We face the same dilemma today that our forebears did. The American system of law still depends on lawyers, with antitrust as a specialty depending on the antitrust bar. Today, every time an important antitrust court decision comes out or a statute passes, thousands of corporate lawyers send alerts to their clients, helping them determine what kind of behavior is and isn’t legal. For instance, when the FTC put out a proposed rule on non-compete agreements, law firms blasted out newsletters to help their clients comply. Many are complying, removing non-competes from their employment agreements.
Before a merger, a CEO has an antitrust lawyer in the room, telling him whether he can go through with it. When confronted with a possible pricing change or business strategy, an antitrust lawyer will often hold a veto pen. These legal advisors are paid by corporations, but they are also officers of the court, charged with helping their clients obey the law. Every corporation, in effect, has an in-house judge, helping keep them on the straight and narrow.

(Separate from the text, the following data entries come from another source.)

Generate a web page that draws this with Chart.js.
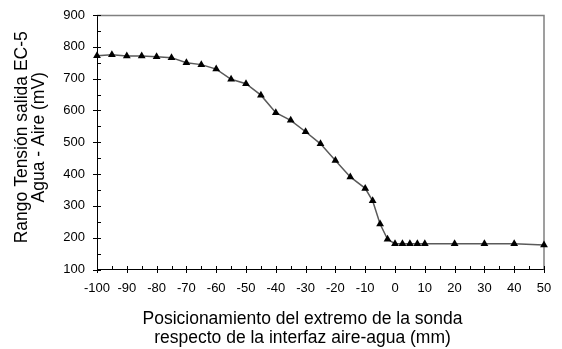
<!DOCTYPE html>
<html>
<head>
<meta charset="utf-8">
<script src="https://cdn.jsdelivr.net/npm/chart.js@4/dist/chart.umd.min.js"></script>
<style>
  html, body { margin: 0; padding: 0; background: #fff; }
  #wrap { width: 562px; height: 349px; }
</style>
</head>
<body>
<div id="wrap"><canvas id="c" width="562" height="349"></canvas></div>
<script>
// Probe tip position relative to the air-water interface (mm)
const positions = [-100, -95, -90, -85, -80, -75, -70, -65, -60, -55, -50, -45, -40, -35, -30, -25,
                   -20, -15, -10, -7.5, -5, -2.5, 0, 2.5, 5, 7.5, 10, 20, 30, 40, 50];
// EC-5 output voltage range, water minus air (mV)
const voltages = [772, 775, 771, 771, 769, 766, 750, 744, 730, 698, 684, 648, 593, 569, 533, 495,
                  443, 391, 355, 316, 243, 195, 181, 181, 181, 181, 181, 181, 181, 181, 177];

const xTitle = ['Posicionamiento del extremo de la sonda', 'respecto de la interfaz aire-agua (mm)'];
const yTitle = ['Rango Tensión salida EC-5', 'Agua - Aire (mV)'];

const FONT = 'Liberation Sans, Arial, sans-serif';
const points = positions.map((x, i) => ({ x: x, y: voltages[i] }));

// Grey frame on top/right, major (crossing) and minor (inside) tick marks, axis titles
const frameAndTitles = {
  id: 'frameAndTitles',
  beforeDatasetsDraw(chart) {
    const { ctx, chartArea: a, scales: { x, y } } = chart;
    ctx.save();
    ctx.strokeStyle = '#808080';
    ctx.lineWidth = 1.5;
    ctx.beginPath();
    ctx.moveTo(a.left, a.top + 0.5);
    ctx.lineTo(a.right, a.top + 0.5);
    ctx.lineTo(a.right, a.bottom);
    ctx.stroke();

    ctx.strokeStyle = '#000';
    ctx.lineWidth = 1;
    ctx.beginPath();
    for (let v = x.min; v <= x.max + 1e-9; v += 5) {
      const px = Math.round(x.getPixelForValue(v)) + 0.5;
      const major = Math.abs(v % 10) < 1e-9;
      ctx.moveTo(px, a.bottom - 3.5);
      ctx.lineTo(px, a.bottom + (major ? 3.5 : 0));
    }
    for (let v = y.min; v <= y.max + 1e-9; v += 50) {
      const py = Math.round(y.getPixelForValue(v)) + 0.5;
      const major = Math.abs(v % 100) < 1e-9;
      ctx.moveTo(a.left - (major ? 4 : 0), py);
      ctx.lineTo(a.left + 4, py);
    }
    ctx.stroke();

    ctx.fillStyle = '#000';
    ctx.font = '17.5px ' + FONT;
    ctx.textAlign = 'center';
    ctx.textBaseline = 'alphabetic';
    const cx = (a.left + a.right) / 2 - 18;
    ctx.fillText(xTitle[0], cx, a.bottom + 54.5);
    ctx.fillText(xTitle[1], cx, a.bottom + 73.5);

    const cy = (a.top + a.bottom) / 2 - 5;
    ctx.translate(0, cy);
    ctx.rotate(-Math.PI / 2);
    ctx.fillText(yTitle[0], 0, 27);
    ctx.fillText(yTitle[1], 0, 44);
    ctx.restore();
  }
};

new Chart(document.getElementById('c'), {
  type: 'scatter',
  data: {
    datasets: [{
      data: points,
      showLine: true,
      clip: false,
      borderColor: '#5a5a5a',
      borderWidth: 1.5,
      pointStyle: 'triangle',
      pointRadius: 4.5,
      pointBackgroundColor: '#000',
      pointBorderColor: '#000',
      pointBorderWidth: 0,
      tension: 0
    }]
  },
  options: {
    responsive: false,
    animation: false,
    devicePixelRatio: 1,
    layout: { padding: { top: 15, right: 18, left: 0, bottom: 0 } },
    plugins: { legend: { display: false }, tooltip: { enabled: false } },
    scales: {
      x: {
        type: 'linear',
        min: -100, max: 50,
        afterFit(s) { s.height = 79.5; s.paddingRight = 0; },
        grid: { display: false, drawTicks: false },
        border: { display: true, color: '#000', width: 1 },
        ticks: { stepSize: 10, color: '#000', padding: 11.5, maxRotation: 0, minRotation: 0,
                 autoSkip: false, font: { family: FONT, size: 13 } },
        title: { display: false }
      },
      y: {
        min: 100, max: 900,
        afterFit(s) { s.width = 97; s.paddingTop = 0; s.paddingBottom = 0; },
        grid: { display: false, drawTicks: false },
        border: { display: true, color: '#000', width: 1 },
        ticks: { stepSize: 100, color: '#000', padding: 12,
                 font: { family: FONT, size: 13 } },
        title: { display: false }
      }
    }
  },
  plugins: [frameAndTitles]
});
</script>
</body>
</html>
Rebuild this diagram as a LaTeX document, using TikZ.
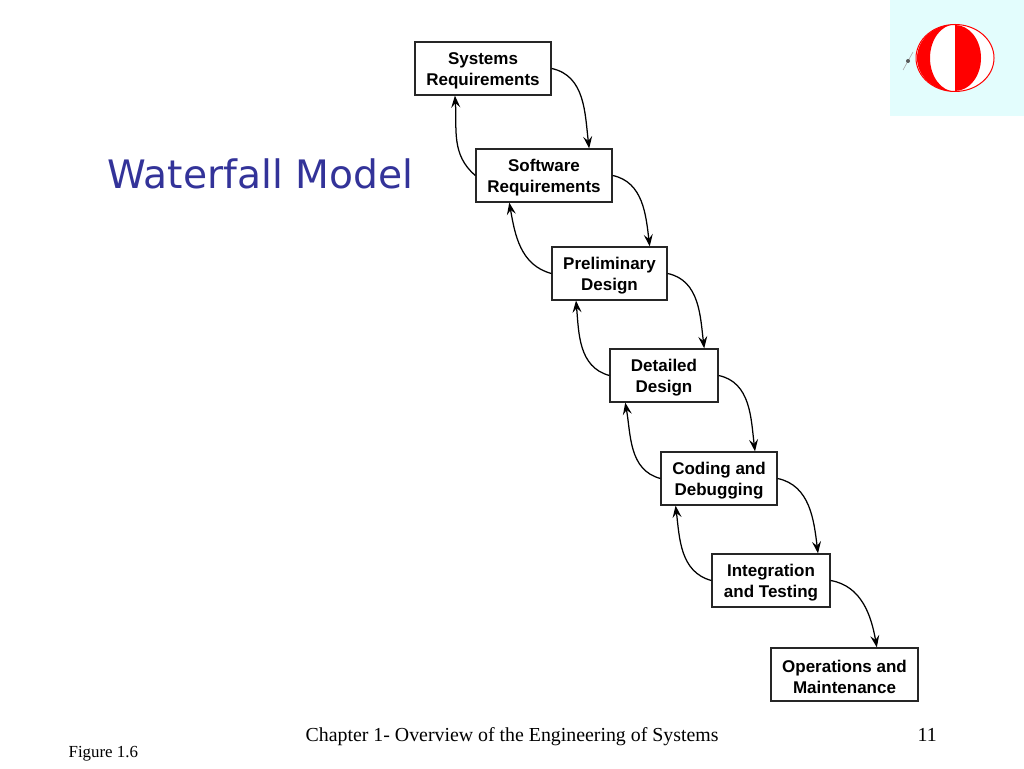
\documentclass[tikz,border=0pt]{standalone}
\usepackage{fontspec}
\setmainfont{Liberation Serif}
\setsansfont{Liberation Sans}
\newfontfamily\titlefont{DejaVu Sans}
\usetikzlibrary{arrows.meta}
\definecolor{titleblue}{HTML}{333399}
\definecolor{logored}{HTML}{FF0000}
\definecolor{logobg}{HTML}{E3FDFD}
\newcommand{\twolines}[2]{\rule{0pt}{17pt}#1\\#2}
\begin{document}
\begin{tikzpicture}[x=1pt,y=1pt,>={Stealth[length=12pt,width=9pt,inset=4.5pt]},line width=1.25pt]
  \tikzstyle{stage}=[draw=black!85,fill=white,line width=1.25pt,inner sep=0pt,align=center,
                     font=\sffamily\bfseries\fontsize{17}{20.5}\selectfont]
  \useasboundingbox (0,0) rectangle (1024,768);

  % logo
  \fill[logobg] (890,768) rectangle (1024,652);
  \draw[logored,fill=white,line width=1pt] (955,710) ellipse [x radius=39,y radius=33.5];
  \fill[logored] (955,743.5) arc [start angle=90,end angle=270,x radius=38,y radius=33.5]
     arc [start angle=270,end angle=90,x radius=25,y radius=33.5] -- cycle;
  \fill[logored] (955,743) arc [start angle=90,end angle=-90,x radius=26,y radius=33] -- cycle;
  \draw[gray!70,line width=0.6pt] (903,698) -- (913,716);
  \fill[black!65] (908,707) circle (2pt);

  \node[stage,minimum width=136pt,minimum height=53pt] (SR) at (483,699.5) {\twolines{Systems}{Requirements}};
  \node[stage,minimum width=136pt,minimum height=53pt] (SW) at (544,592.5) {\twolines{Software}{Requirements}};
  \node[stage,minimum width=115pt,minimum height=53pt] (PD) at (609.5,494.5) {\twolines{Preliminary}{Design}};
  \node[stage,minimum width=108pt,minimum height=53pt] (DD) at (664,392.5) {\twolines{Detailed}{Design}};
  \node[stage,minimum width=116pt,minimum height=53pt] (CD) at (719,289.5) {\twolines{Coding and}{Debugging}};
  \node[stage,minimum width=118pt,minimum height=53pt] (IT) at (771,187.5) {\twolines{Integration}{and Testing}};
  \node[stage,minimum width=147pt,minimum height=53pt] (OM) at (844.5,93.5) {\twolines{Operations and}{Maintenance}};

  \path[->] (SR.east) edge [out=-12,in=97] (SW.31)
        (SW.east) edge [out=-12,in=97] (PD.34.5)
        (PD.east) edge [out=-12,in=97] (DD.34)
        (DD.east) edge [out=-12,in=97] (CD.37)
        (CD.east) edge [out=-12,in=97] (IT.30.5)
        (IT.east) edge [out=-10,in=100] (OM.40)
        (SW.west) edge [out=140,in=274] (SR.224.5)
        (PD.west) edge [out=165,in=280] (SW.218.8)
        (DD.west) edge [out=165,in=275] (PD.219)
        (CD.west) edge [out=165,in=280] (DD.215.6)
        (IT.west) edge [out=165,in=277] (CD.212.9);

  \node[text=titleblue,anchor=base west,inner sep=0pt,font=\titlefont\fontsize{39.2}{39}\selectfont] (title) at (107,579) {Waterfall Model};
  \node[anchor=base west,inner sep=0pt,font=\fontsize{19.85}{22}\selectfont] (chapter) at (305,26.5) {Chapter 1- Overview of the Engineering of Systems};
  \node[anchor=base west,inner sep=0pt,font=\fontsize{19.85}{22}\selectfont] (page) at (917,26.5) {11};
  \node[anchor=base west,inner sep=0pt,font=\fontsize{16.9}{18}\selectfont] (figure) at (68,11) {Figure 1.6};
\end{tikzpicture}
\end{document}
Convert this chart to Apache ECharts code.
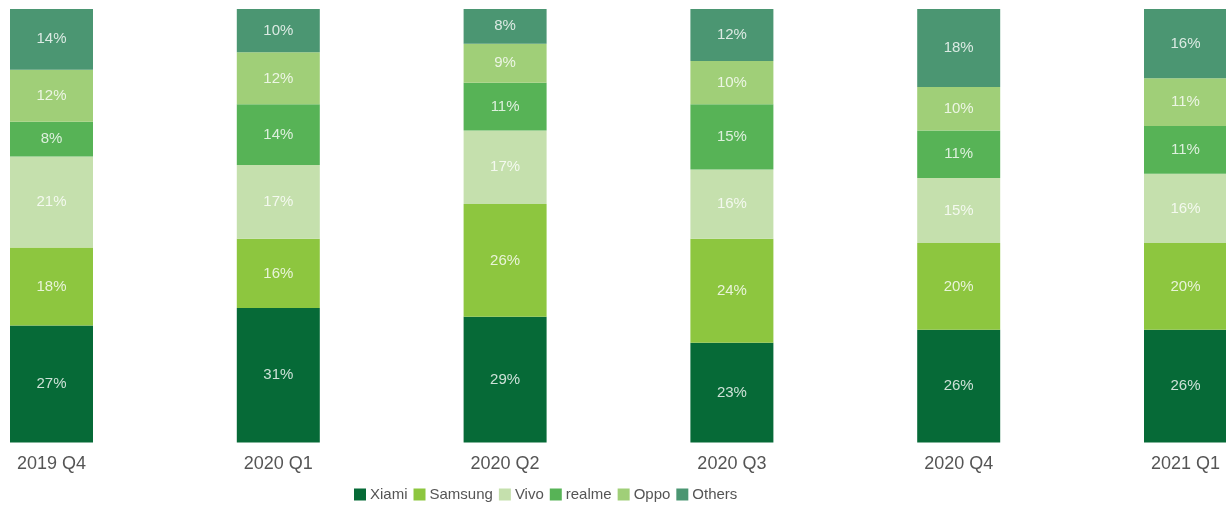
<!DOCTYPE html>
<html><head><meta charset="utf-8">
<script src="https://cdn.jsdelivr.net/npm/echarts@6/dist/echarts.min.js"></script>
<style>html,body{margin:0;padding:0;background:#fff}#c{width:1226px;height:505px}</style>
</head><body><div id="c"></div>
<script>
const categories = ['2019 Q4','2020 Q1','2020 Q2','2020 Q3','2020 Q4','2021 Q1'];
const seriesNames = ['Xiami','Samsung','Vivo','realme','Oppo','Others'];
const xiami   = [27,31,29,23,26,26];
const samsung = [18,16,26,24,20,20];
const vivo    = [21,17,17,16,15,16];
const realme  = [8,14,11,15,11,11];
const oppo    = [12,12,9,10,10,11];
const others  = [14,10,8,12,18,16];
const values = [xiami,samsung,vivo,realme,oppo,others];
const colors = ['#066A37','#8DC63F','#C5E0AD','#57B356','#A0CF78','#4B9672'];
const FONT = 'Liberation Sans, Arial, sans-serif';

const chart = echarts.init(document.getElementById('c'));
chart.setOption({
  animation:false,
  color: colors,
  legend:{
    left:354, top:487, padding:0, itemWidth:12, itemHeight:12, itemGap:6,
    icon:'rect',
    textStyle:{color:'#555', fontSize:15, padding:[0,0,0,-1], fontFamily:FONT},
    data: seriesNames
  },
  grid:{left:51.5, right:40.5, top:9, bottom:62.5},
  xAxis:{
    type:'category', data:categories, boundaryGap:false,
    axisLine:{show:false}, axisTick:{show:false},
    axisLabel:{color:'#555', fontSize:18, margin:13, fontFamily:FONT}
  },
  yAxis:{type:'value', min:0, max:100, show:false, splitLine:{show:false}},
  series: seriesNames.map((n,i)=>({
    name:n, type:'bar', stack:'s', data:values[i], barWidth:83,
    itemStyle:{color:colors[i]},
    label:{show:true, position:'inside', formatter:'{c}%', color:'rgba(255,255,255,0.8)', fontSize:15,
      fontFamily:FONT}
  }))
});
</script></body></html>
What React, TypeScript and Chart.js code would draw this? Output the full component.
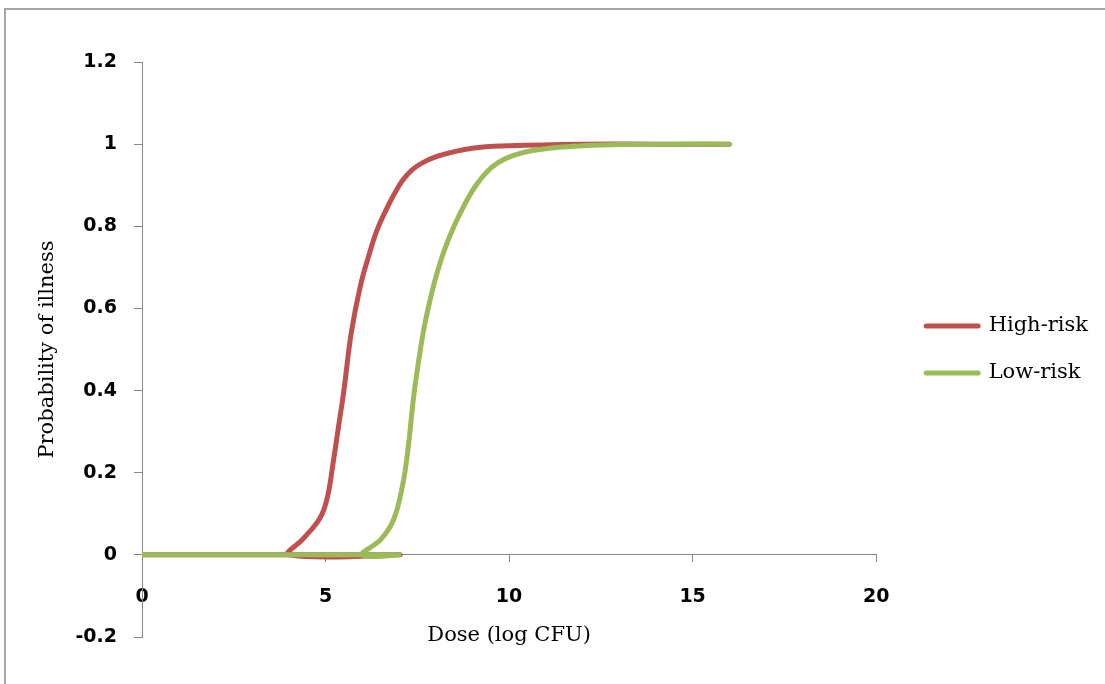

The upside of this system is that it is efficient and flexible, and allows legal changes to be transmitted quickly throughout society. But there is a risk, which is insularity. If a small group of lawyers manages to gain control of the levers of enforcement or the judiciary, then they become a power center in and of themselves, no longer just explaining the law, but shaping it as well. And if corporate lawyers become, as Jackson and Brandeis feared they were, too specialized, and too beholden to big business clients, then they stop seeing the bigger picture, and lose, as Jackson noted, their “respect for the law and the courts.” (That is what has happened. Powerful law firms put in their marketing documents their ability to help clients violate the law.) It is this balance upon which a well-functioning society depends.
Today, extreme levels of consolidation in the corporate world reflect in the American Bar Association Antitrust Section, which has historically been the central group of lawyers that control the conventional wisdom in antitrust. For instance, Robert Bork systemically used the Antitrust section to climb the social rungs of the legal world in the 1960s, when the Section was controlled by well-mannered liberals who had done the work of the New Deal. In the 1980s, when the Reagan administration killed antitrust, the bar shrank dramatically. Today the ABA Antitrust Section is mostly the defense bar, the lawyers who defend big business, and not so much, as it should be, lawyers who both defend monopolists and bring cases against them.